Industrial and construction output suffered a shock fall in January, raising the risk the economy will slide back into recession at a time that rising oil prices are posing a dilemma for policymakers.
Friday's data from the Office for National Statistics will put extra pressure on finance minister George Osborne to find measures to boost growth as he prepares to unveil his 2012 budget on March 21, and may raise the chances that the Bank of England will extend its asset purchase programme in May.
Industrial output shrank by 0.4 percent in January, wiping out December's gains and confounding economists' forecasts for a 0.3 percent rise. None of the economists polled by Reuters had expected a fall this month after a string of upbeat private-sector surveys, and the annual decline of 3.8 percent was the biggest in more than two years.
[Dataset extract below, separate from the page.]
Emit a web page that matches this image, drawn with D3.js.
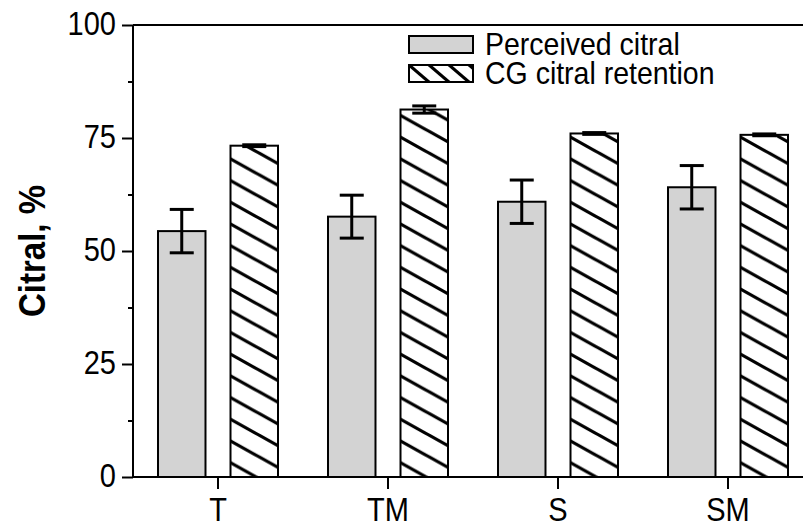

Today's disappointing industrial figures ... suggest that the manufacturing recovery is already starting to lose steam, said Capital Economics's Samuel Tombs.
Other data this week showed Italian industrial output fell 2.5 percent in January, while France and Germany reported growth of 0.2 percent and 1.6 percent respectively - reflecting the contrasting fortunes of the euro zone's three biggest economies.
The fall in production was driven by a slump in oil and gas output. The energy sector was a persistently weak in 2011 due to unplanned maintenance, unfavourable weather and a long-term decline in North Sea energy reserves.
But factory output, which accounts for the lion's share of industrial production, was also weaker than expected, growing by just 0.1 percent compared to forecasts of 0.3 percent.
This was a particular surprise given relatively strong recent surveys from purchasing managers' and industry bodies.
Overnight, the country's main manufacturers' association, EEF, had said factory output rebounded at the start of 2012 and that firms expected output and orders to grow at their fastest pace in a year over the next three months.
Further bad news came from the construction sector. Non-seasonally adjusted output fell 12.3 percent in January after an 11.8 percent decline in December, according to the ONS, despite relatively good weather over the period.
Even by the standards of what is a volatile series, this was a sharp fall that would make it hard for the economy as a whole to show growth after its 0.2 percent contraction in the fourth quarter, said RBS economist Richard Barwell.
The prospect of a technical recession looked pretty distant until today. Not anymore.
OIL PRICE PROBLEM
Rising oil prices complicate the picture for policymakers. The BoE's ability to pump further stimulus into the economy on top of the 50 billion pounds of quantitative easing approved last month hinges on its confidence that inflation will fall back to its 2 percent target in the medium term.
Consumer price inflation is currently 3.6 percent, and is forecast to fall below target by the end of the year. But past forecasts have been thrown off track by spikes in oil prices, and in February factory gate inflation edged up to 4.1 percent - its first increase since CPI hit a three-year high in September.
Producer prices were pushed up by sharp monthly increases in firms' input costs for crude oil and domestically-produced food, the latter rising by the biggest margin since April.
Sticky inflation would maintain the squeeze on consumers' purchasing power and make it harder for the Bank of England to do more quantitative easing should the economy continue to struggle, said IHS Global Insight economist Howard Archer.
Bellwether retailer John Lewis reported a 4.4 percent rise in weekly sales earlier on Friday, and a Lloyds survey showed consumer sentiment at a six-month high.
Higher oil and food costs are a double-edged sword for inflation, in the view of many BoE policymakers. Although they push up prices in the short-term, in the long run they dampen consumer demand and may pull down inflation if broader expectations remain stable.
The latest BoE survey of public inflation attitudes, also published on Friday, suggests these remain in check for now, with forecasts for the year ahead sinking to an 18-month low of 3.5 percent.